Employer Liability: When The Boss Must Pay
Courts generally examine all the circumstances in these cases. They will ask such questions as, Who paid the painter's wages? Whose tools was he using? Who paid the insurance premiums covering him? If the painting subcontractor was paid a fixed price for the job and handled all of the details such as tools, insurance, choice of employees, and wages, a court will probably find that he is an independent contractor and hold him, rather than the owner or the general contractor, liable. If the general contractor pays the painter by the hour and exercises a great deal of specific control over when, where, and how the painter is to perform his job, however, the painter may be deemed an employee of the general contractor, at least as far as the "who pays" question.
This question arises often when truckers are involved in an accident.
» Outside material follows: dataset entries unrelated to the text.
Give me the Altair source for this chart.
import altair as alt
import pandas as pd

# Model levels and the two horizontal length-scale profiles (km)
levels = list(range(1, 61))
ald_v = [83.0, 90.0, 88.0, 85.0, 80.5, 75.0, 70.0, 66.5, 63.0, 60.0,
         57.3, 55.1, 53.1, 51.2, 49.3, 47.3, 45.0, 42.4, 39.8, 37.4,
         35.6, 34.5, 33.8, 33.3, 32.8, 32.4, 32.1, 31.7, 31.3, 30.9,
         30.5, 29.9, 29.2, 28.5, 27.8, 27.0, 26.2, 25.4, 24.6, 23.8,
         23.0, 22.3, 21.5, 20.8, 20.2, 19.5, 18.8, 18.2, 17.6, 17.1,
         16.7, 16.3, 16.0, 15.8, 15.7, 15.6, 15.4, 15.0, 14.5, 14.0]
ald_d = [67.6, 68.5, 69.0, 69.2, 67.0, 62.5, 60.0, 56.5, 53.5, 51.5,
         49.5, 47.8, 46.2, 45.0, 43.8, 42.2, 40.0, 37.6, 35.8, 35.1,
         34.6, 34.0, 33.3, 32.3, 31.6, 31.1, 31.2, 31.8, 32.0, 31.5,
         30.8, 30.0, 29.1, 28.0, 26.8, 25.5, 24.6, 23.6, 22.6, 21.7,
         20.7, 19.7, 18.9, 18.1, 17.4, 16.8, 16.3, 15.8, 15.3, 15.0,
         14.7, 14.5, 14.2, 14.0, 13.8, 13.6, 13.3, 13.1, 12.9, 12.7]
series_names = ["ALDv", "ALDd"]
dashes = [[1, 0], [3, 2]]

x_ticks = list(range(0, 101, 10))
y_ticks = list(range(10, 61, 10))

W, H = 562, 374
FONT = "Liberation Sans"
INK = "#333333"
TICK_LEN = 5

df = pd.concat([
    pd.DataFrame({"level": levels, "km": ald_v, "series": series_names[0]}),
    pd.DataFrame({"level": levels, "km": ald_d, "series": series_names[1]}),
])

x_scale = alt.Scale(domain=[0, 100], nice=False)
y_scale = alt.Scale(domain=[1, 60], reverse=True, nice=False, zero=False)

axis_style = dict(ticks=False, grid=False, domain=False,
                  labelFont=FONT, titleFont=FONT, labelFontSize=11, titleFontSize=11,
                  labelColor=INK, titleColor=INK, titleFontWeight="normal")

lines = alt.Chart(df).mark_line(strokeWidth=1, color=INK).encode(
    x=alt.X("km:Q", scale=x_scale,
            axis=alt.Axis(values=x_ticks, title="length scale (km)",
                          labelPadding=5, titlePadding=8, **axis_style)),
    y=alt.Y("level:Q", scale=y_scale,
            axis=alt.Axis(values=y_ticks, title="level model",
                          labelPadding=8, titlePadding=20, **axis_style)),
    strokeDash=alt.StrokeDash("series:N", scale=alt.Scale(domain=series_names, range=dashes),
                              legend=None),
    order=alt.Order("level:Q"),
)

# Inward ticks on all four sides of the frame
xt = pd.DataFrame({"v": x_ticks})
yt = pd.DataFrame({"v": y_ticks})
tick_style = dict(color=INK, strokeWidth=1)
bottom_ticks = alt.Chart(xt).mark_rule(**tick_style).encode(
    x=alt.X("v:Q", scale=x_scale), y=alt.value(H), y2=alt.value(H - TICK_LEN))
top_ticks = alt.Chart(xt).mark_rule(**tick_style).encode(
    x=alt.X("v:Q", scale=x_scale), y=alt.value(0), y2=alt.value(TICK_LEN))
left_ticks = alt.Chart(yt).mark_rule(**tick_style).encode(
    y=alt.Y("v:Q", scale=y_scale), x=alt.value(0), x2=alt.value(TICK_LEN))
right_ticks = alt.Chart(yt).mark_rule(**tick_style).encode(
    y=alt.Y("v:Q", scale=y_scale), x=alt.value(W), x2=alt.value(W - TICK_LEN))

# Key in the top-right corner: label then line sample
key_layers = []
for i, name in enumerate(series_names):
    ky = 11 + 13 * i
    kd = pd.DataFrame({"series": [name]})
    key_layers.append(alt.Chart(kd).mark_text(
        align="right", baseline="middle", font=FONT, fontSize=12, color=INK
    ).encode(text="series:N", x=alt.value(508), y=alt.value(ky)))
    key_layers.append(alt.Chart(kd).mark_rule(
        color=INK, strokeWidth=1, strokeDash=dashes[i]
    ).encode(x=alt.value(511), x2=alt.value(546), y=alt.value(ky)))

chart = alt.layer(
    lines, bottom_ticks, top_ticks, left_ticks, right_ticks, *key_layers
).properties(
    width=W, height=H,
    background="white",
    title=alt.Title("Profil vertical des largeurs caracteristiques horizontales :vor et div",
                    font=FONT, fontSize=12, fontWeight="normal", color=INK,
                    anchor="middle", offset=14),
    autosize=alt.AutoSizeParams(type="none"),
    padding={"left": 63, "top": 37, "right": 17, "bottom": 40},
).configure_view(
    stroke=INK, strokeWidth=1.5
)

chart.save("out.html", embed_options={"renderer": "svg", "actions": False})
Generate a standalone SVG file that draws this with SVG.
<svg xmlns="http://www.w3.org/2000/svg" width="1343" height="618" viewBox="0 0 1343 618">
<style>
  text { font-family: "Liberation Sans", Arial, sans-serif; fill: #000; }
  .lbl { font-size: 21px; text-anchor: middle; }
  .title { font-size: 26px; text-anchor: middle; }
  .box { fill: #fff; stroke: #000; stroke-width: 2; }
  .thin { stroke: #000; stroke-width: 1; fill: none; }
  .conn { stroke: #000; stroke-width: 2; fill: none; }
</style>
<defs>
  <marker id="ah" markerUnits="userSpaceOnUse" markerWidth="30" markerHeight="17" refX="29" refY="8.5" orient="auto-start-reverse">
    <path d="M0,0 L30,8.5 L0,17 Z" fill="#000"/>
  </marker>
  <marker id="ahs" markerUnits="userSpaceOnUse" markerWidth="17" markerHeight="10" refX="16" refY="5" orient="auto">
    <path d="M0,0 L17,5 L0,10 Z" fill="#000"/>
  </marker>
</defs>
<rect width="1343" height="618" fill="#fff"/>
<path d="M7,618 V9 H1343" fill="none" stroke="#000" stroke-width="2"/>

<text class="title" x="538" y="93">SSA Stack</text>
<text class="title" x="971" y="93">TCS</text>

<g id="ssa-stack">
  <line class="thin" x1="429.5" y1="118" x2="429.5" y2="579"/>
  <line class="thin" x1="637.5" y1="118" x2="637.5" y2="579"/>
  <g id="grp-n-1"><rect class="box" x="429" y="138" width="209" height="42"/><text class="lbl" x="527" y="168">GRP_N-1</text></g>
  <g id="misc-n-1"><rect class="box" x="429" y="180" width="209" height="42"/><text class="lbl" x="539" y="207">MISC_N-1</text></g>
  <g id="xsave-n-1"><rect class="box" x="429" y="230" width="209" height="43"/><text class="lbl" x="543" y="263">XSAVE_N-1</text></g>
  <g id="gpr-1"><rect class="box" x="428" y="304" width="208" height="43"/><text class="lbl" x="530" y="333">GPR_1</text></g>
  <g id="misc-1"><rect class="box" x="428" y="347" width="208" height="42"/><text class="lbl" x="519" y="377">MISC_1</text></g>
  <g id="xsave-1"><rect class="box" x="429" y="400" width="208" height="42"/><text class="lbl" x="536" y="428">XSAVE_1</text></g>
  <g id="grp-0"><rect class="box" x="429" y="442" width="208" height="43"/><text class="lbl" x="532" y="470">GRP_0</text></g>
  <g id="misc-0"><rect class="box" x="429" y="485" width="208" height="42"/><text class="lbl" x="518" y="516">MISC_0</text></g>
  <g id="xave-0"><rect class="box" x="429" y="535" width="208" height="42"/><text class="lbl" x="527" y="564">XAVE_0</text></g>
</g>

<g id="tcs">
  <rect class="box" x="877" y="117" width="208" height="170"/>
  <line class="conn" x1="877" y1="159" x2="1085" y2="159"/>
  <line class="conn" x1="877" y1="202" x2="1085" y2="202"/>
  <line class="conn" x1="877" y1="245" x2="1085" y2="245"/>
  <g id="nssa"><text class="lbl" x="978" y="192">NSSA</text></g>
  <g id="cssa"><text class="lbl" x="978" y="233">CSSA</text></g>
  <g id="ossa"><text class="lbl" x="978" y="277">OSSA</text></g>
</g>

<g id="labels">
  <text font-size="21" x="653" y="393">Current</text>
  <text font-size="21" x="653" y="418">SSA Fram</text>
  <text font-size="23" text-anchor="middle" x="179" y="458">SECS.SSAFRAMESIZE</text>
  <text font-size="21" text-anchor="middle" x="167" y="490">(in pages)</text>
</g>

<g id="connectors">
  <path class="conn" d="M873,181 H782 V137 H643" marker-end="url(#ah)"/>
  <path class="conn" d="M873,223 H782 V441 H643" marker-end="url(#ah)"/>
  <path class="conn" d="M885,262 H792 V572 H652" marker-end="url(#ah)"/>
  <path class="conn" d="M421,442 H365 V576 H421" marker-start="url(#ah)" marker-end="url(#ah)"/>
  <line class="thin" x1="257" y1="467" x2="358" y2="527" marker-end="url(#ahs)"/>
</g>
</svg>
If they drive for an independent trucking company that hauls by contract, the hauling company usually must pay for the accidents. If they drive for the company whose product is being hauled, however, that company must pay.
One notable exception to this rule involves jobs that are inherently dangerous. for example, if a contractor hires a subcontractor to do his dynamiting for him on a road-repair job, he will be liable for injuries to bystanders even if the subcontractor is completely independent. The reason for this exception involves public policy. The courts do not wish to make it too easy for companies doing dangerous work to avoid liability by simply farming the job off to another corporation. Courts sometimes use this doctrine to decide liability in certain construction-site cases, as well. Thus, even the independent painter in our example could be deemed an employee of the owner of the site or the general contractor if a court finds that the overall job was inherently dangerous.
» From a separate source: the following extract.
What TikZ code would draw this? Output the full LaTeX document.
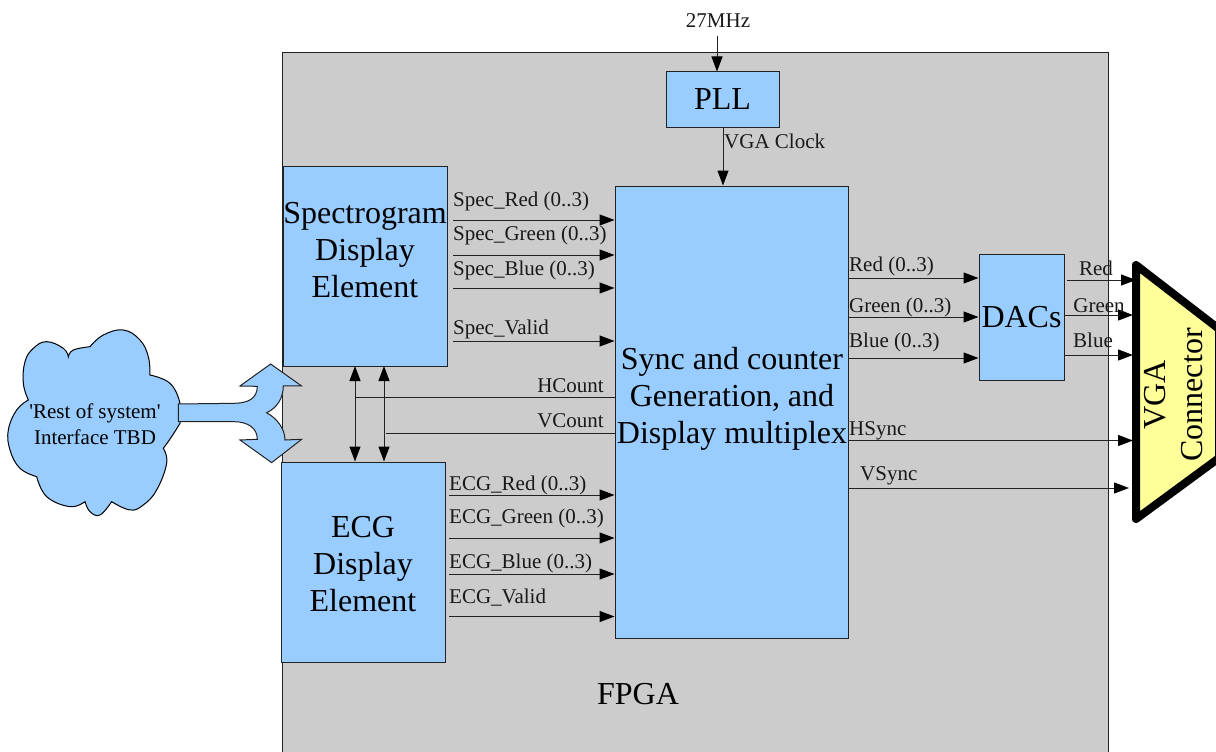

The "borrowed servant." A closely related situation that causes a good deal of trouble in the law of master and servant is that of the so-called borrowed servant. These are the cases in which a company "leases" another company's employee for a specific job. For example, who pays when a hired chauffeur driving a corpoate president has an accident -- the chauffeur company that owns the limousine and pays the driver or the corporate passenger's company? Courts decide this question by asking very specifically who was in control of the chauffeur at the time of the accident. Different states, however, have different rules.
Pennsylvania has perhaps the most sensible solution. If the accident occurred in this state, both corporations would be potentially responsible for compensating the victim since both are controlling the driver to some extent. California, Maryland, and Louisiana, among other states, have recently joined Pennsylvania and adopted the rule that recognizes potential liability for more than one employer where a borrowed servant is concerned.
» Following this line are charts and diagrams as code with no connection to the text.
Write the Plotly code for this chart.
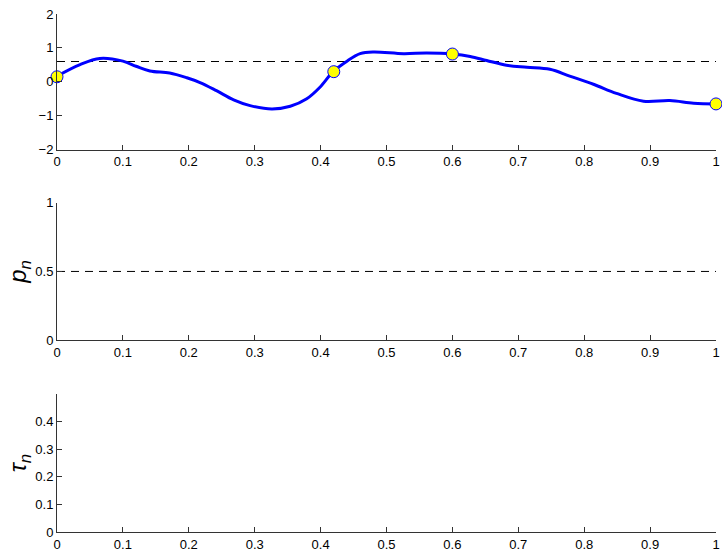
import plotly.graph_objects as go

# curve (top panel)
curve_x = [0.0, 0.035, 0.065, 0.10, 0.12, 0.141, 0.171, 0.197, 0.217, 0.242, 0.268, 0.293,
           0.326, 0.354, 0.379, 0.399, 0.419, 0.44, 0.46, 0.48, 0.526, 0.561, 0.60, 0.627,
           0.652, 0.682, 0.713, 0.748, 0.778, 0.814, 0.849, 0.89, 0.93, 0.966, 1.0]
curve_y = [0.17, 0.51, 0.69, 0.61, 0.46, 0.32, 0.26, 0.12, -0.02, -0.26, -0.53, -0.70,
           -0.80, -0.72, -0.50, -0.16, 0.30, 0.61, 0.83, 0.88, 0.83, 0.85, 0.82, 0.75,
           0.63, 0.49, 0.43, 0.37, 0.17, -0.07, -0.34, -0.57, -0.55, -0.63, -0.65]

# sample points
pts_x = [0.0, 0.42, 0.60, 1.0]
pts_y = [0.15, 0.30, 0.82, -0.65]

# thresholds
thr_top = 0.6
thr_mid = 0.5

x_ticks = [0, 0.1, 0.2, 0.3, 0.4, 0.5, 0.6, 0.7, 0.8, 0.9, 1]
x_labels = ["0", "0.1", "0.2", "0.3", "0.4", "0.5", "0.6", "0.7", "0.8", "0.9", "1"]
top_yticks = [-2, -1, 0, 1, 2]
top_ylabels = ["\u22122", "\u22121", "0", "1", "2"]
mid_yticks = [0, 0.5, 1]
mid_ylabels = ["0", "0.5", "1"]
bot_yticks = [0, 0.1, 0.2, 0.3, 0.4]
bot_ylabels = ["0", "0.1", "0.2", "0.3", "0.4"]

FONT = "Liberation Sans, Arial, Helvetica, sans-serif"

fig = go.Figure()
fig.add_trace(go.Scatter(x=[0, 1], y=[thr_top, thr_top], mode="lines",
                         line=dict(color="black", width=1, dash="8px,6px"),
                         xaxis="x", yaxis="y", hoverinfo="skip"))
fig.add_trace(go.Scatter(x=curve_x, y=curve_y, mode="lines",
                         line=dict(color="#0000ff", width=3, shape="spline", smoothing=1.0),
                         xaxis="x", yaxis="y"))
fig.add_trace(go.Scatter(x=pts_x, y=pts_y, mode="markers", cliponaxis=False,
                         marker=dict(color="#ffff00", size=12, line=dict(color="#0000ff", width=1)),
                         xaxis="x", yaxis="y"))
fig.add_trace(go.Scatter(x=[0, 1], y=[thr_mid, thr_mid], mode="lines",
                         line=dict(color="black", width=1, dash="8px,6px"),
                         xaxis="x2", yaxis="y2", hoverinfo="skip"))
fig.add_trace(go.Scatter(x=[], y=[], mode="lines", xaxis="x3", yaxis="y3"))

def xax(anchor):
    return dict(range=[0, 1], tickvals=x_ticks, ticktext=x_labels, ticks="inside", ticklen=5,
                tickcolor="#333", showline=True, linecolor="#333", linewidth=1,
                showgrid=False, zeroline=False, anchor=anchor, automargin=False,
                tickfont=dict(family=FONT, size=13, color="black"), domain=[0, 1])

def yax(anchor, rng, tv, tt, dom, title=None):
    d = dict(range=rng, tickvals=tv, ticktext=tt, ticks="inside", ticklen=5, tickcolor="#333",
             showline=True, linecolor="#333", linewidth=1, showgrid=False, zeroline=False,
             anchor=anchor, domain=dom, automargin=False,
             tickfont=dict(family=FONT, size=13, color="black"))
    if title:
        d["title"] = dict(text=title, font=dict(family=FONT, size=24, color="black"), standoff=0)
    return d

top_dom = [0.738, 1.0]
mid_dom = [0.370, 0.636]
bot_dom = [0.0, 0.266]

fig.update_layout(
    width=722, height=552,
    margin=dict(l=57, r=6, t=14, b=20),
    paper_bgcolor="white", plot_bgcolor="white",
    showlegend=False,
    xaxis=xax("y"), yaxis=yax("x", [-2, 2], top_yticks, top_ylabels, top_dom),
    xaxis2=xax("y2"), yaxis2=yax("x2", [0, 1], mid_yticks, mid_ylabels, mid_dom, "<i>p<sub>n</sub></i>"),
    xaxis3=xax("y3"), yaxis3=yax("x3", [0, 0.5], bot_yticks, bot_ylabels, bot_dom, "<i>τ<sub>n</sub></i>"),
)

fig.write_html("out.html")
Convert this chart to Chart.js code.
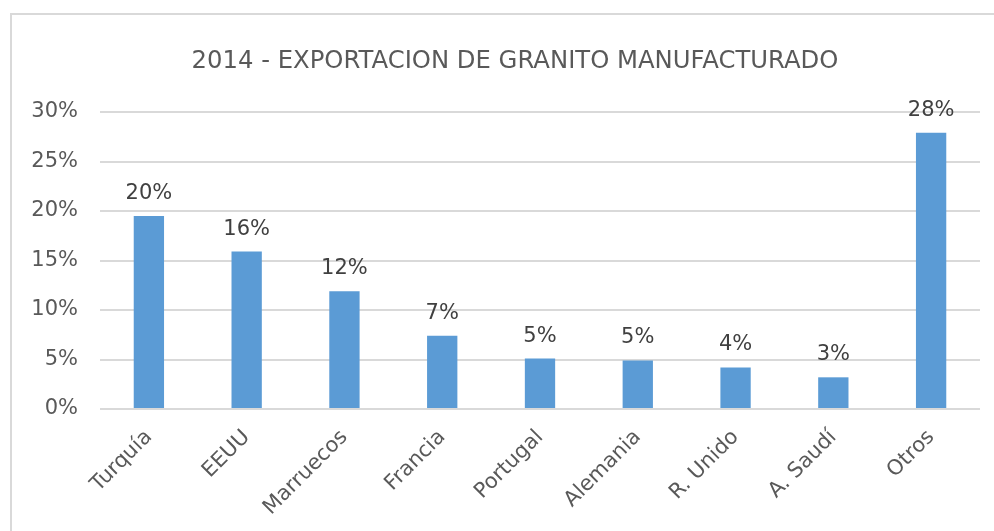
<!DOCTYPE html>
<html>
<head>
<meta charset="utf-8">
<script src="https://cdn.jsdelivr.net/npm/chart.js@4"></script>
<style>
  body { margin: 0; background: #fff; }
  #marco { position: absolute; left: 10px; top: 13px; width: 990px; height: 530px;
           border-left: 2px solid #d9d9d9; border-top: 2px solid #d9d9d9; }
  #wrap { position: absolute; left: 0; top: 0; width: 994px; height: 531px; }
</style>
</head>
<body>
<div id="marco"></div>
<div id="wrap"><canvas id="grafico" width="994" height="531"></canvas></div>
<script>
const paises = ['Turquía', 'EEUU', 'Marruecos', 'Francia', 'Portugal', 'Alemania', 'R. Unido', 'A. Saudí', 'Otros']
const exportacion = [19.5, 15.9, 11.9, 7.4, 5.1, 4.9, 4.2, 3.2, 27.9]
const titulo = '2014 - EXPORTACION DE GRANITO MANUFACTURADO'

const fuente = "'DejaVu Sans', sans-serif"

// etiquetas encima de cada barra + titulo
const etiquetas = {
  id: 'etiquetas',
  afterDatasetsDraw(chart) {
    const ctx = chart.ctx
    const meta = chart.getDatasetMeta(0)
    ctx.save()
    ctx.font = '21px ' + fuente
    ctx.fillStyle = '#404040'
    ctx.textAlign = 'center'
    ctx.textBaseline = 'alphabetic'
    meta.data.forEach((bar, i) => {
      ctx.fillText(Math.round(exportacion[i]) + '%', bar.x, bar.y - 17)
    })
    ctx.font = '24.3px ' + fuente
    ctx.fillStyle = '#595959'
    ctx.textBaseline = 'middle'
    ctx.fillText(titulo, 515, 62)
    ctx.restore()
  }
}

const ctx = document.getElementById('grafico')

new Chart(ctx, {
  type: 'bar',
  data: {
    labels: paises,
    datasets: [{
      data: exportacion,
      backgroundColor: '#5b9bd5',
      borderColor: '#5b9bd5',
      categoryPercentage: 1,
      barPercentage: 0.31
    }]
  },
  plugins: [etiquetas],
  options: {
    responsive: false,
    animation: false,
    layout: { padding: { left: 0, right: 14, top: 112, bottom: 0 } },
    plugins: {
      legend: { display: false },
      tooltip: { enabled: false },
      title: { display: false }
    },
    scales: {
      x: {
        grid: { display: false },
        border: { display: false },
        ticks: {
          color: '#595959',
          font: { family: fuente, size: 21 },
          maxRotation: 45,
          minRotation: 45,
          padding: 8
        },
        afterFit(scale) { scale.height = 122 }
      },
      y: {
        min: 0,
        max: 30,
        grid: { color: '#d9d9d9', lineWidth: 2, drawTicks: false },
        border: { display: false },
        ticks: {
          stepSize: 5,
          color: '#595959',
          font: { family: fuente, size: 21 },
          padding: 22,
          callback: (v) => v + '%'
        },
        afterFit(scale) { scale.width = 100 }
      }
    }
  }
})
</script>
</body>
</html>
Most states, however, try to determine which employer was exercising primary control at the time of the accident. If the passenger was telling the driver to go unusually fast or by a dangerous route, the passenger's company may have to pay. If, on the other hand, it was a routine trip to or from an airport, with the route determined by the driver, the chauffeur company is usually responsible.
Borrowed-servant cases tend to turn on their particular facts. In one Delaware case, for example, a dredging company leased a bulldozer and an operator, on an hourly basis, from an independent leasing partnership. The contractor told the operator what he needed done and where to do it. Soon after the work began, however, the bulldozer became mired in deep mud. The bulldozer was severely damaged.
The leasing company sued the contractor, claiming that the contractor controlled the bulldozer when it got stuck. The court decided, however, that the leasing company could not recover damages. The leasing company paid the operator's salary and the cost of the machine's upkeep. Moreover, only the leasing company could discharge the operator and only the operator knew how to work the machine. That, said the court, was enough control to require the leasing company to bear its own loss for this sort of accident.
Interestingly, you need not actually hire a borrowed servant to be responsible for his accident. Any employee or person under the company's control may trigger potential liability.
There is really no way to protect your company absolutely from suits brought by people injured by your employees. One way to minimize potential liability, however, is to get whatever insurance is available to cover the kinds of accidents your employees are likely to have. Of course, an employer may also try to recover what he can from the employee who caused the injury.